I completed my undergraduate studies in Economics at the University of North Carolina and went right into graduate school at Louisiana Tech University. The plan was to use my Masters of Accounting and MBA in public accounting; however, sometimes life leads you in a different direction. Life is funny like that.
My position as an intern here at Civitan does not require the degrees I have; yet, I am fortunate to have them. They prepared me to understand the ins and outs of business and while I did not study non-profit, I have been able to jump right in because of the overlapping fundamentals and advanced concepts covered.
I am currently on the prowl for an intramural sports league here in Birmingham. I just moved to here a few months ago and now that I have pretty much adjusted, I feel its time for some fun. Competitive sports to take my mind off work seem to be the answer! Also, now that I am finally settling in, I will be joining one of Birmingham’s Civitan clubs.
When joining any organization, I ask myself three things. Do I support the mission, can I stand by the members, and will the impact be relevant?
Sense of Purpose
For a lot of people, college graduation is a time to celebrate and start looking for that first career opportunity. But after a few years of academia, many people start to look for that sense of purpose in life or a way to help others. In college, plugging in was easy. In the career world, it can take some effort to find an appealing cause.
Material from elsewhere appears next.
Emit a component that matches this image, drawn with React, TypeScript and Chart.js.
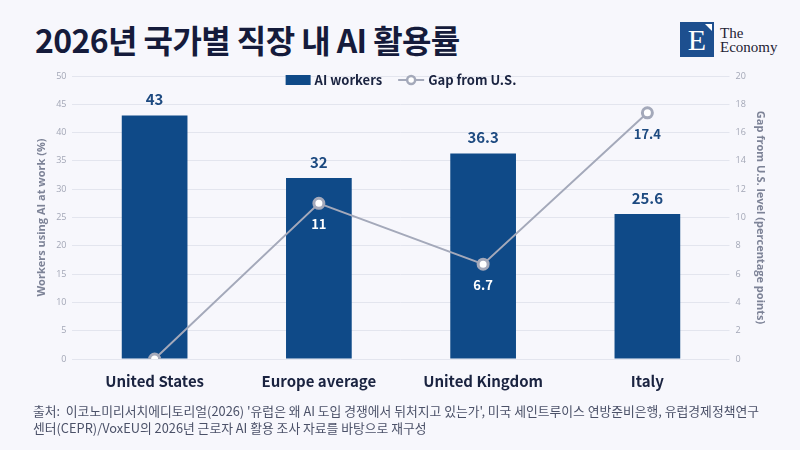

If you were talking to a recent college graduate, maybe over a beer or coffee, what would you tell them about Civitan?
It is important to focus on your career for stability and growth for you and your family, but do not let it be your only focus. Unite with your neighbors and address the humanitarian needs within your community.
The world is much more fast-paced today than it was one hundred years ago. The slow pace made it easy to see the need for service organizations within communities, throughout the nation, and around the world. Be aware of what is happening around you and do not let it pass you by before it is too late.